Tuesday, December 06, 2011

Lost Your Ancestors? Get an Old Map!

1872 - Illinois, Prophetstown Township
Maps are wonderful works of art and technology.  Imagine not having a map or GPS navigation system today. We would still be able to get around, but when we had to travel "long" distances, this would prove to be a challenge, if we had not been there before  (or were unable to stop and ask for directions, like most men have been stereotyped).

Having a map helped our ancestors get from the east coast to the west coast, but early on, before maps existed, people hired a guide".   These intrepid early explorers actually followed paths they had taken, but also along the footsteps of the native Americans, over terrain that had been used for hundreds of generations.


In the 17th and 18th centuries, those old trails were turned into roads, and turnpikes, which then helped early settles travel west.  When the trains started, they too followed along many of the old trails, again building on what went before.

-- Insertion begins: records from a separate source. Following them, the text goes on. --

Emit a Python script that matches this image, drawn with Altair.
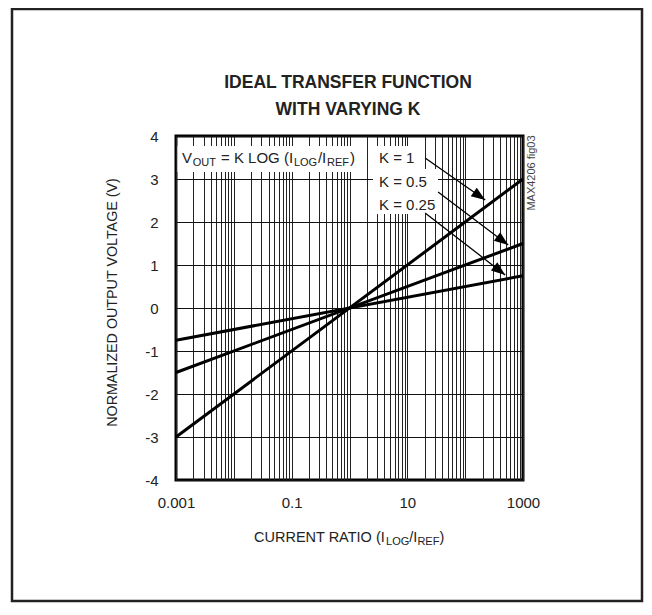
import math
import altair as alt
import pandas as pd

# ---------------- data ----------------
ratio_ends = [0.001, 1000]
k_names = ["K = 1", "K = 0.5", "K = 0.25"]
v_k1 = [-3, 3]
v_k05 = [-1.5, 1.5]
v_k025 = [-0.75, 0.75]

y_ticks = [-4, -3, -2, -1, 0, 1, 2, 3, 4]
x_grid = [round(m * 10.0 ** e, 6) for e in range(-3, 3) for m in range(1, 10)] + [1000]

arrow_x_start = [20.3, 34, 20.3]
arrow_y_start = [3.49, 2.70, 2.21]
arrow_x_end = [222, 555, 492]
arrow_y_end = [2.51, 1.465, 0.77]

# ---------------- layout ----------------
W, H = 347, 344
PAD_L, PAD_T = 168, 128
TOT_W, TOT_H = 636, 595
FONT = "Liberation Sans, Arial, sans-serif"
INK = "#222222"

one = pd.DataFrame({"a": [0]})

lines_df = pd.DataFrame({
    "ratio": ratio_ends * 3,
    "volt": v_k1 + v_k05 + v_k025,
    "K": [k_names[0]] * 2 + [k_names[1]] * 2 + [k_names[2]] * 2,
})


def px(x):
    return (math.log10(x) + 3) / 6 * W


def py(y):
    return (4 - y) / 8 * H


angles = []
for xs, ys, xe, ye in zip(arrow_x_start, arrow_y_start, arrow_x_end, arrow_y_end):
    dx = px(xe) - px(xs)
    dy = py(ye) - py(ys)
    angles.append(math.degrees(math.atan2(dx, -dy)) % 360)

arrows_df = pd.DataFrame({
    "ratio": arrow_x_start, "volt": arrow_y_start,
    "ratio_end": arrow_x_end, "volt_end": arrow_y_end, "ang": angles,
})

x_scale = alt.Scale(type="log", domain=[0.001, 1000], nice=False)
y_scale = alt.Scale(domain=[-4, 4], nice=False)

label_expr = ("datum.value == 0.001 ? '0.001' : datum.value == 0.1 ? '0.1' : "
              "datum.value == 10 ? '10' : datum.value == 1000 ? '1000' : ''")

x_axis = alt.Axis(values=x_grid, labelExpr=label_expr, grid=True, ticks=False, tickSize=0,
                  domain=False, title=None, labelPadding=15, labelFontSize=15, labelFont=FONT,
                  labelColor=INK, gridColor="#222222", gridWidth=1, labelOverlap=False,
                  labelFlush=False, labelBound=False)
y_axis = alt.Axis(values=y_ticks, labelExpr="'' + datum.value", grid=True, ticks=False,
                  tickSize=0, domain=False, title=None, labelPadding=18, labelFontSize=15,
                  labelFont=FONT, labelColor=INK, gridColor="#111111", gridWidth=1.2,
                  labelOverlap=False, labelFlush=False, labelBound=False)

# Liberation Sans (Arial-metric) advance widths, per 1000 em
HW = {'A': 667, 'B': 667, 'C': 722, 'D': 722, 'E': 667, 'F': 611, 'G': 778, 'H': 722, 'I': 278,
      'K': 667, 'L': 556, 'M': 833, 'N': 722, 'O': 778, 'P': 667, 'R': 722, 'S': 667, 'T': 611,
      'U': 722, 'V': 667, 'X': 667, 'Z': 611, ' ': 278, '=': 584, '(': 333, ')': 333, '/': 278,
      '.': 278}


def cw(c):
    return HW.get(c, 556)


def txt(s, x, y, size=14.5, align="left", weight="normal", angle=0, color=INK, font=FONT,
        baseline="alphabetic"):
    kw = dict(text=s, align=align, baseline=baseline, fontSize=size, font=font,
              fontWeight=weight, color=color)
    if angle:
        kw["angle"] = angle
    return alt.Chart(one).mark_text(**kw).encode(x=alt.value(x), y=alt.value(y))


def seg_text(segs, x0, base, gap=0.0):
    out = []
    x = x0
    for s, fs, sub in segs:
        lead = len(s) - len(s.lstrip(" "))
        x += lead * cw(" ") * fs / 1000
        body = s.strip(" ")
        out.append(txt(body, x, base + (3 if sub else 0), fs))
        x += sum(cw(c) for c in s[lead:]) * fs / 1000 + gap
    return out


def rect(x1, y1, x2, y2, fill="white", stroke=None, sw=0):
    kw = dict(fill=fill)
    if stroke:
        kw.update(stroke=stroke, strokeWidth=sw)
    return alt.Chart(one).mark_rect(**kw).encode(
        x=alt.value(x1), x2=alt.value(x2), y=alt.value(y1), y2=alt.value(y2))


# ---------------- layers ----------------
lines = alt.Chart(lines_df).mark_line(color="black", strokeWidth=3).encode(
    x=alt.X("ratio:Q", scale=x_scale, axis=x_axis),
    y=alt.Y("volt:Q", scale=y_scale, axis=y_axis),
    detail="K:N",
)

arrow_lines = alt.Chart(arrows_df).mark_rule(color="black", strokeWidth=1.3).encode(
    x=alt.X("ratio:Q", scale=x_scale, axis=x_axis), x2="ratio_end:Q",
    y=alt.Y("volt:Q", scale=y_scale, axis=y_axis), y2="volt_end:Q",
)
arrow_heads = alt.Chart(arrows_df).mark_point(
    shape="M0,0 L-0.75,2 L0.75,2 Z", filled=True, color="black", size=196, opacity=1
).encode(
    x=alt.X("ratio_end:Q", scale=x_scale, axis=x_axis),
    y=alt.Y("volt_end:Q", scale=y_scale, axis=y_axis),
    angle=alt.Angle("ang:Q", scale=None),
)

boxes = [
    rect(1.5, 10, 188, 36),
    rect(197, 10, 243, 33),
    rect(197, 33, 262, 78),
]

texts = []
texts.append(txt("IDEAL TRANSFER FUNCTION", 172, -48, 17.5, align="center", weight="bold"))
texts.append(txt("WITH VARYING K", 172, -21, 17.5, align="center", weight="bold"))
texts += seg_text([("V", 15, False), ("OUT", 11, True), (" = K LOG (I", 15, False),
                   ("LOG", 11, True), ("/I", 15, False), ("REF", 11, True), (")", 15, False)],
                  6, 27, gap=0.8)
for name, base in zip(k_names, [27, 51, 74]):
    texts.append(txt(name, 203, base, 15))
texts += seg_text([("CURRENT RATIO (I", 14.5, False), ("LOG", 11, True), ("/I", 14.5, False),
                   ("REF", 11, True), (")", 14.5, False)], 78, 406)
texts.append(txt("NORMALIZED OUTPUT VOLTAGE (V)", -59, 166.5, 14.3, align="center", angle=270))
texts.append(txt("MAX4206 fig03", 359, 37, 11, align="center", angle=270, color="#444444"))

border = rect(-164, -127, 466, 465, fill="transparent", stroke="#222222", sw=2.5)

chart = alt.layer(lines, *boxes, arrow_lines, arrow_heads, *texts, border).properties(
    width=W, height=H,
    autosize=alt.AutoSizeParams(type="none"),
    padding={"left": PAD_L, "top": PAD_T, "right": TOT_W - PAD_L - W, "bottom": TOT_H - PAD_T - H},
    background="white",
).configure_view(stroke="black", strokeWidth=3)

chart.save("out.html", embed_options={"renderer": "svg", "actions": False})
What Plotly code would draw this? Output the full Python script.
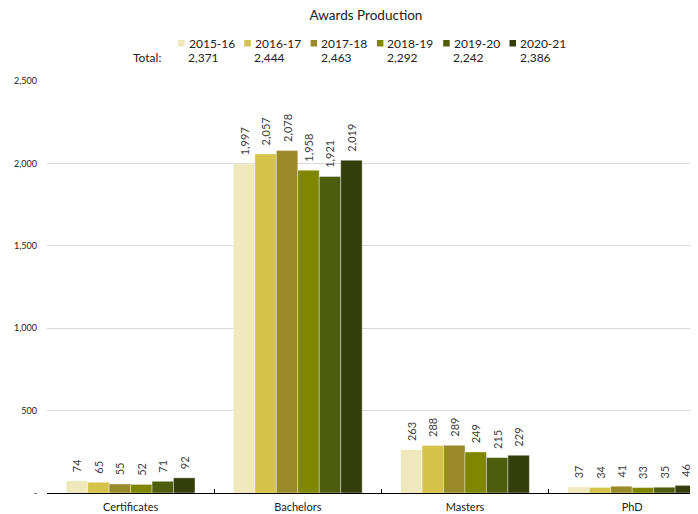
import plotly.graph_objects as go

categories = ["Certificates", "Bachelors", "Masters", "PhD"]
years = ["2015-16", "2016-17", "2017-18", "2018-19", "2019-20", "2020-21"]
v_2015_16 = [74, 1997, 263, 37]
v_2016_17 = [65, 2057, 288, 34]
v_2017_18 = [55, 2078, 289, 41]
v_2018_19 = [52, 1958, 249, 33]
v_2019_20 = [71, 1921, 215, 35]
v_2020_21 = [92, 2019, 229, 46]
series = [v_2015_16, v_2016_17, v_2017_18, v_2018_19, v_2019_20, v_2020_21]
totals = ["2,371", "2,444", "2,463", "2,292", "2,242", "2,386"]
colors = ["#EFE8BC", "#D5C248", "#9A8A2A", "#7F8600", "#4E5C0E", "#343E0A"]
ytick_vals = [0, 500, 1000, 1500, 2000, 2500]
ytick_text = ["-", "500", "1,000", "1,500", "2,000", "2,500"]

FONT = "Lato, 'Open Sans', sans-serif"
OFF = 8  # page body margin in the browser
W, H = 698 - OFF, 514 - OFF
ML, MR, MT = 47 - OFF, 0, 81 - OFF
MB = H - (493 - OFF)
PW, PH = W - ML - MR, H - MT - MB


def px_x(px):
    return (px - OFF - ML) / PW


def px_y(py):
    return (H - MB - (py - OFF)) / PH


fig = go.Figure()
for yr, vals, col in zip(years, series, colors):
    fig.add_trace(go.Bar(
        x=categories, y=vals, name=yr, showlegend=False,
        marker=dict(color=col, line=dict(color="rgba(255,255,255,0.55)", width=0.7)),
        texttemplate="\u00a0\u00a0%{y:,}", textposition="outside", textangle=-90,
        constraintext="none",
        textfont=dict(family=FONT, size=11, color="#404040"),
        cliponaxis=False,
    ))

# legend (squares + labels) and totals row
step = 66.3
for i, (yr, t, col) in enumerate(zip(years, totals, colors)):
    sx = 178 + step * i
    fig.add_shape(type="rect", xref="paper", yref="paper",
                  x0=px_x(sx), x1=px_x(sx + 6.5), y0=px_y(46.5), y1=px_y(40),
                  fillcolor=col, line=dict(width=0))
    fig.add_annotation(x=px_x(sx + 9.5), y=px_y(43), xref="paper", yref="paper",
                       text=yr, showarrow=False, xanchor="left", yanchor="middle",
                       xshift=-1, font=dict(family=FONT, size=12, color="#222"))
    fig.add_annotation(x=px_x(sx + 9), y=px_y(57), xref="paper", yref="paper",
                       text=t, showarrow=False, xanchor="left", yanchor="middle",
                       xshift=-1, font=dict(family=FONT, size=12, color="#222"))
fig.add_annotation(x=px_x(132), y=px_y(57), xref="paper", yref="paper",
                   text="Total:", showarrow=False, xanchor="left", yanchor="middle",
                   xshift=-1, font=dict(family=FONT, size=12, color="#222"))

span = PW / 167.2
fig.update_layout(
    width=W, height=H,
    margin=dict(l=ML, r=MR, t=MT, b=MB, autoexpand=False),
    paper_bgcolor="white", plot_bgcolor="white",
    barmode="group", bargap=0.23, bargroupgap=0,
    showlegend=False,
    title=dict(text="Awards Production", x=(366 - OFF) / W, xanchor="center",
               y=1 - (15 - OFF) / H, yanchor="middle",
               font=dict(family=FONT, size=13.5, color="#222")),
    xaxis=dict(range=[-0.5, -0.5 + span], showline=True, linecolor="black", linewidth=1,
               ticks="inside", tickson="boundaries", ticklen=4, tickcolor="black",
               ticklabelstandoff=4,
               tickfont=dict(family=FONT, size=11, color="#222"), showgrid=False, fixedrange=True),
    yaxis=dict(range=[0, 2500], tickvals=ytick_vals, ticktext=ytick_text,
               showgrid=True, gridcolor="#D9D9D9", gridwidth=1, zeroline=False,
               showline=False, ticks="", ticklabelstandoff=9,
               tickfont=dict(family=FONT, size=9, color="#222")),
)

fig.write_html("out.html")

When researching your family, it is very helpful if you can find an old map from the same time period.   This allows you to see a number of things, important to your search.  For example, if in the mid 19th century, a person living in Virginia would have very few choices to travel out west to the lands beyond the Mississippi.   Therefore, a period map would show likely paths they took on their adventure.   Being able to immerse yourself in the time period will help you find more details about them.

Having a period map can also help show the distances they were from towns and cities.  The further they were, the riskier it was and the more self-sufficient they had to be. 

Maps also show counties, which changed over time, and thus the county seats also shifted.   This may help you with roadblocks, after looking in every corner of the county court house, you might want to try the county closest to where they lived, but with an old map, you can tell what might have changed.

Other important points of a period map were cemeteries and churches.   Over time, these landmarks have disappeared or were moved (yes, cemeteries get moved as do churches) or forgotten and returned back to the ground.

I have walked a few cemeteries that were not on a modern map, but were pretty prominent on a map from the past.

You can usually find old maps in libraries, court houses, websites like ancestry.com, and on retail sites.   I will talk more about maps and their use in Genealogcial terms, at a later post.

Until then, if you lost your ancestors, get an old map and it will improve your chances of finding them, if not realizing better the challenges of daily life for them.

Cousin Brian, located at 33.4313N and somewhere West of the Mississippi river.